Within seconds Mr. Christopher was staring at an image of the draft card of Carl A. Zwicker, a naturalized U.S. citizen working as a ship rigger in 1918 and living in Brooklyn with his wife, Sophie. He was of medium height and build, with blue eyes and light hair.
Mr. Christopher had seen Carl A. Zwicker's name before on ship crew lists from about 1915 to 1930, but didn't know how to find out more about him. Due to inaccurate transcriptions since corrected, census records had been no help, either.
Mr. Christopher later found Zwicker's naturalization record and checked all the births in Leipzig, Germany, the day he was born. Together they proved Albert Zwicker and Carl A. Zwicker were the same person.
"To search for anyone for 40 years and suddenly find him ... I was in a state of shock. I just couldn't believe it," Mr. Christopher said.
Fueled by the knowledge that his German great-grandfather had become an American citizen, Mr. Christopher dug deeper. He learned that Zwicker had been the captain of several merchant marine ships beginning in the 1930s.
One of them was the S.S. David McKelvey, an oil transport shop. On May 14, 1942, a Nazi U-boat torpedoed the McKelvey in the Gulf of Mexico while it was en route from New York City to Galveston, Texas. The ship did not sink immediately; 25 of the 40-man crew were saved the next day by the Coast Guard. But Zwicker and 14 others were lost.

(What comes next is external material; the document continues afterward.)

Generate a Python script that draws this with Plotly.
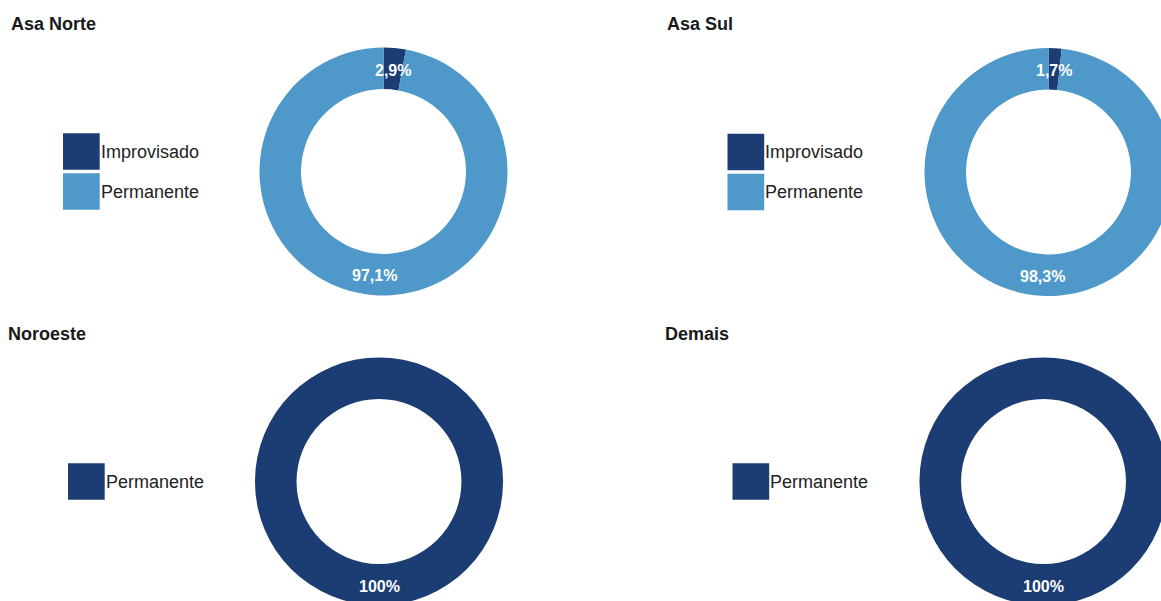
import math
import plotly.graph_objects as go

# Share (%) of each structure type by region
regioes = ["Asa Norte", "Asa Sul", "Noroeste", "Demais"]
categorias_asa_norte = ["Improvisado", "Permanente"]
valores_asa_norte = [2.9, 97.1]
categorias_asa_sul = ["Improvisado", "Permanente"]
valores_asa_sul = [1.7, 98.3]
categorias_noroeste = ["Permanente"]
valores_noroeste = [100]
categorias_demais = ["Permanente"]
valores_demais = [100]

paleta = ["#1B3D74", "#4E98CA"]

# Canvas is a bit larger than the visible window so the right/bottom rings are cut at the edge
FW, FH = 1180, 612
R_OUT = 124.0
HOLE = 0.665
R_MID = R_OUT * (1 + HOLE) / 2

# Panel placement in pixels: title anchor, legend left edge, ring centre
paineis = [
    dict(titulo=regioes[0], cats=categorias_asa_norte, vals=valores_asa_norte,
         tx=9, ty=24, lx=63, cx=383.5, cy=171.5),
    dict(titulo=regioes[1], cats=categorias_asa_sul, vals=valores_asa_sul,
         tx=665, ty=24, lx=727.5, cx=1048.5, cy=172),
    dict(titulo=regioes[2], cats=categorias_noroeste, vals=valores_noroeste,
         tx=5.5, ty=334, lx=68, cx=379, cy=481.5),
    dict(titulo=regioes[3], cats=categorias_demais, vals=valores_demais,
         tx=663, ty=334, lx=732.5, cx=1043.5, cy=481.5),
]


def px(x):
    return x / FW


def py(y):
    return 1 - y / FH


def rotulo(v):
    if float(v).is_integer():
        return f"{int(v)}%"
    return f"{v:.1f}".replace(".", ",") + "%"


fig = go.Figure()
annotations = []
shapes = []

FONT = "Liberation Sans, Arial, Helvetica, sans-serif"

for p in paineis:
    cores = paleta[:len(p["cats"])]
    fig.add_trace(go.Pie(
        labels=p["cats"], values=p["vals"], hole=HOLE, sort=False,
        direction="clockwise", rotation=0, textinfo="none",
        marker=dict(colors=cores, line=dict(width=0)),
        domain=dict(x=[px(p["cx"] - R_OUT), px(p["cx"] + R_OUT)],
                    y=[py(p["cy"] + R_OUT), py(p["cy"] - R_OUT)]),
        showlegend=False, hoverinfo="label+percent",
    ))

    # Percentage labels placed at the middle of each ring segment
    total = sum(p["vals"])
    acum = 0.0
    for v in p["vals"]:
        meio = (acum + v / 2) / total * 2 * math.pi
        acum += v
        lx = p["cx"] + R_MID * math.sin(meio)
        ly = p["cy"] - R_MID * math.cos(meio) + 1.5
        annotations.append(dict(
            x=px(lx), y=py(ly), xref="paper", yref="paper",
            text=rotulo(v), showarrow=False, xanchor="center", yanchor="middle",
            font=dict(family=FONT, size=16, color="white", weight="bold"),
        ))

    # Panel title
    annotations.append(dict(
        x=px(p["tx"]), y=py(p["ty"]), xref="paper", yref="paper",
        text=f"<b>{p['titulo']}</b>", showarrow=False,
        xanchor="left", yanchor="middle",
        font=dict(family=FONT, size=18, color="#1a1a1a"),
    ))

    # Legend: coloured squares with category names
    n = len(p["cats"])
    lado, passo = 36.7, 40.0
    topo = p["cy"] - (n * passo - (passo - lado)) / 2
    for i, (cat, cor) in enumerate(zip(p["cats"], cores)):
        y0 = topo + i * passo
        shapes.append(dict(
            type="rect", xref="paper", yref="paper",
            x0=px(p["lx"]), x1=px(p["lx"] + lado),
            y0=py(y0 + lado), y1=py(y0),
            fillcolor=cor, line=dict(width=0), layer="above",
        ))
        annotations.append(dict(
            x=px(p["lx"] + lado - 0.8), y=py(y0 + lado / 2), xref="paper", yref="paper",
            text=cat, showarrow=False, xanchor="left", yanchor="middle",
            font=dict(family=FONT, size=18, color="#222222"),
        ))

fig.update_layout(
    width=FW, height=FH,
    margin=dict(l=0, r=0, t=0, b=0),
    paper_bgcolor="white", plot_bgcolor="white",
    annotations=annotations, shapes=shapes,
    showlegend=False,
)

fig.write_html(
    "out.html",
    post_script="document.body.style.margin='0';"
                "document.body.style.overflow='hidden';"
                "document.documentElement.style.overflow='hidden';",
)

"The first thing I thought was, how sad my grandfather Otto didn't live to know [his dad] was an American and an American hero," said Mr. Christopher, whose discovery is one of five stories now being featured in an Ancestry.com marketing campaign.
"After all the fables we'd been told about him," Mr. Christopher said, the irony of how closely one of his great-grandmother's stories mirrored reality hasn't escaped him. "He was killed by the very nation of his birth during World War II, the complete opposite of what we'd been told."
Mr. Christopher also learned that his great-grandfather and his second wife had a daughter, Violet, born in 1915. In the Social Security Death Index, Mr. Christopher found Sophie Hannah Arendel Zwicker (1890-1977) and Violet Zwicker Huckstep (1915-1996) had both died on Long Island. Through probate records, he located Violet's granddaughter, Lorilyn Haley, who lives in Tampa.
"I sent her all the evidence," Mr. Christopher said. "She was ecstatic."
After they met in Tampa in 2006, she also sent photographs of Zwicker, the first Mr. Christopher had seen of his mother's father's father. One manly pose in athleticwear indicates he'd been a bodybuilder in his youth.
A retired real estate asset manager, Mr. Christopher, 54, and his wife Danielle moved here two years ago from San Diego to be near their son David, his wife Annie and their two children. David, worship minister at Faithbridge Community Ministries in McKees Rocks, and Annie, who is worship leader there, use music in their ministry.
"He's a guitarist," Mr. Christopher said, "just like his great-great-grandfather."